Bernie Sanders, meanwhile, gave a speech last June that defined democratic socialism — the label by which the Vermont senator identifies himself — as essentially the modern-day application of principles first set out by President Franklin Delano Roosevelt.

“Over 80 years ago, Franklin Delano Roosevelt helped create a government that made transformative progress in protecting the needs of working families. Today, in the second decade of the 21st century, we must take up the unfinished business of the New Deal and carry it to completion,” Sanders said. “This is the unfinished business of the Democratic Party and the vision we must accomplish.”

But Sanders rarely if ever mentions FDR in his stump speech. References to the Green New Deal — a plan to deal with climate change and carbon emissions — are far more common than any mention of Roosevelt’s New Deal.

“There is this funny thing about insisting on calling yourself a democratic socialist, whereas if he just called himself an FDR Democrat every would know what he meant, it wouldn’t put a target on his back and it wouldn’t rankle so many Democrats,” said Dan Schwerin, a former senior adviser to Hillary Clinton. “It may not, however, be as sexy to his base of younger voters.”

Bernie Sanders. (Tim Vizer/AFP)

 Eddie Vale, a veteran Democratic communicator who has worked in organized labor, agreed that there is “much less” emphasis on the past in modern politics, “with the exception of maybe some bigger set-piece speeches like a nomination, convention, State of the Union.”

“What seems to work and connect the best with people is personal, not just talking about policies but having the candidate or group connect it to a personal story that they have experienced,” Vale said. “People are less trustful and participatory of the political system and historical institutions.”

But as Biden has rocketed to the lead of the Democratic primary, he has used a term that does point back in time, but not too far, calling himself an “Obama-Biden Democrat.”

“If Democrats want a nominee who’s a Democrat, a lifelong Democrat, a proud Democrat, an Obama-Biden Democrat, then join us,” he said in Dallas the night before the March 3 Super Tuesday primaries. “We need to build a coalition and a legacy of one of the most successful presidents of our lifetime, Barack Obama, and we’ll do this by bringing the country together.”

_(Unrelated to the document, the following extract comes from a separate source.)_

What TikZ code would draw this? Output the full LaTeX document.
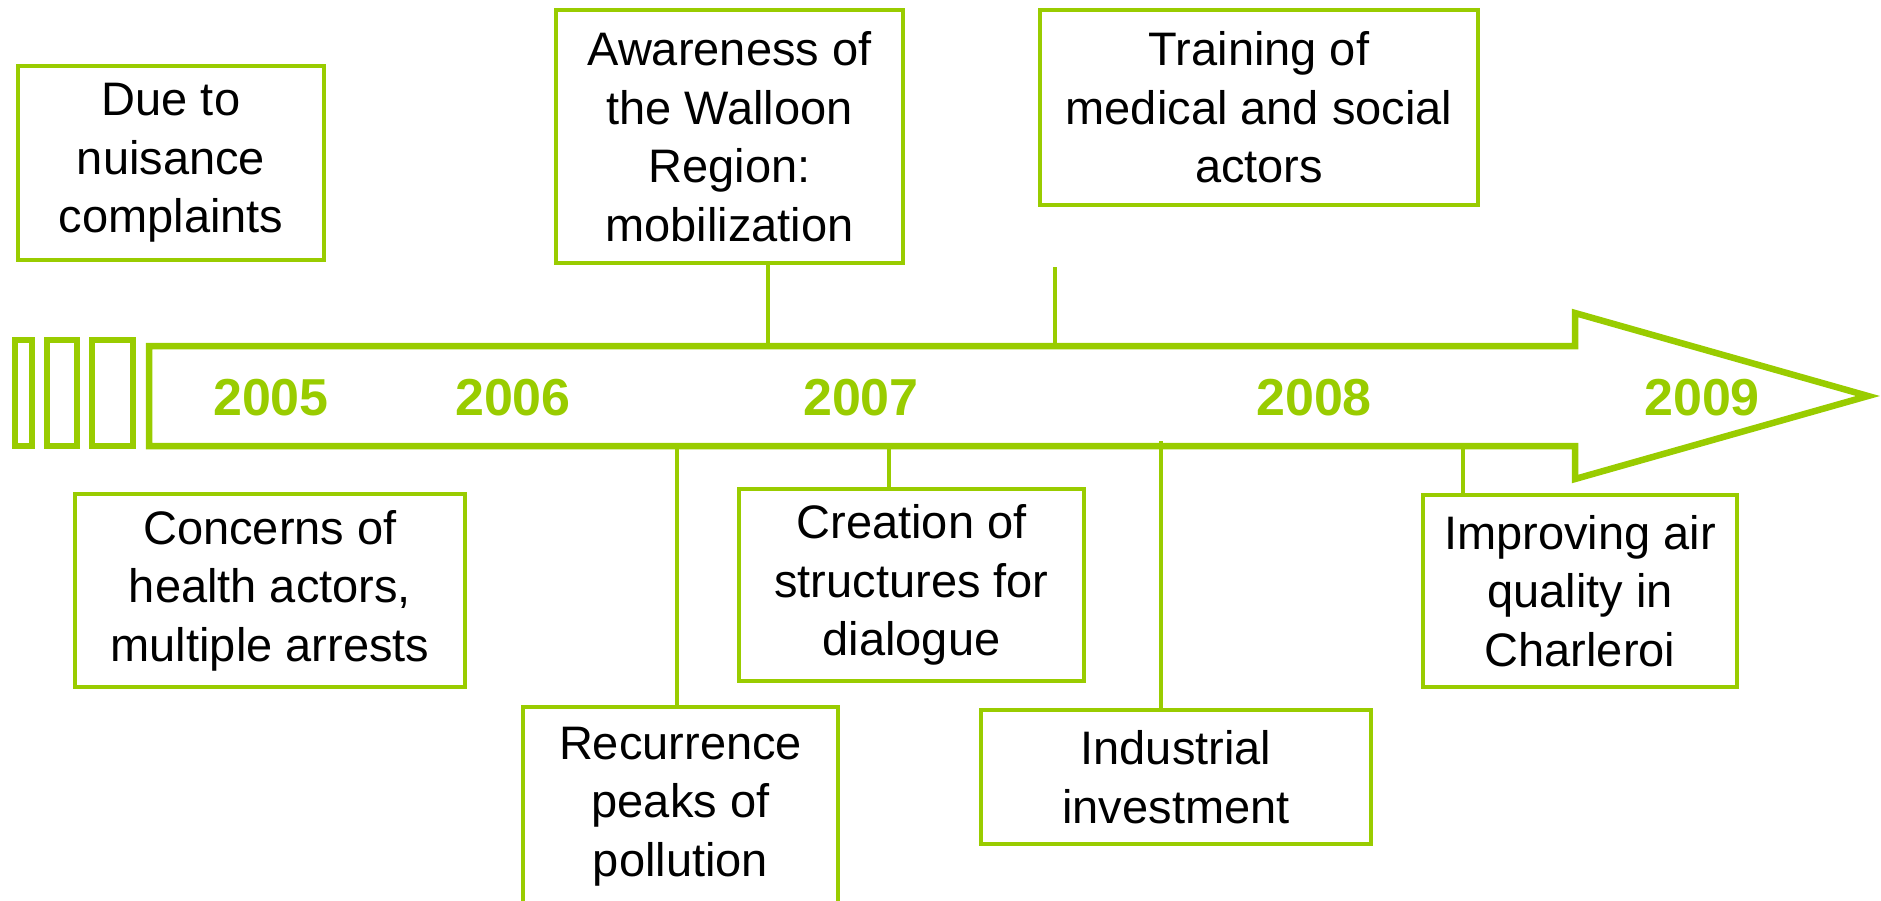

Biden is much more of a traditionalist than someone like Sanders, in part because he does not frame his candidacy in terms of being anti-establishment. And these references to Obama-Biden Democrats are more than a reference to the past. They are an identification with the Democratic Party itself, and to party politics in general.

“Biden’s resurgence suggests there is still a fondness for Obama’s legacy. You hear a lot of Democrats say that the fact that Bernie isn’t a Democrat rankles them, and you hear a lot of people say we should at least nominate a Democrat,” Schwerin said. “They don’t like that Bernie is so critical of Democrats and refuses to call himself a Democrat.”

But Vale argued that even this reference by Biden to Obama is an illustration of how references to the past are rarer than ever. Obama only left office a few years ago, Vale noted, and was seen by Democrats “as less political,” less partisan and less a creature of party politics.

That is part of the cross pressures for Democrats in this presidential election: There is great energy among the more progressive elements of the party, but it is moderated by the overriding No. 1 goal of most Democrats, which is to beat President Trump.

“We’re kind of in a moment,” Attie said. “There’s a Bob Dylan quote about being torn between dying and being born. There’s an old style of politics that needs to evolve.”

But, he added, “We’ve been around for a while and as a party and done a lot of good things, and many people who are reliable voters don’t want to erase that overnight.”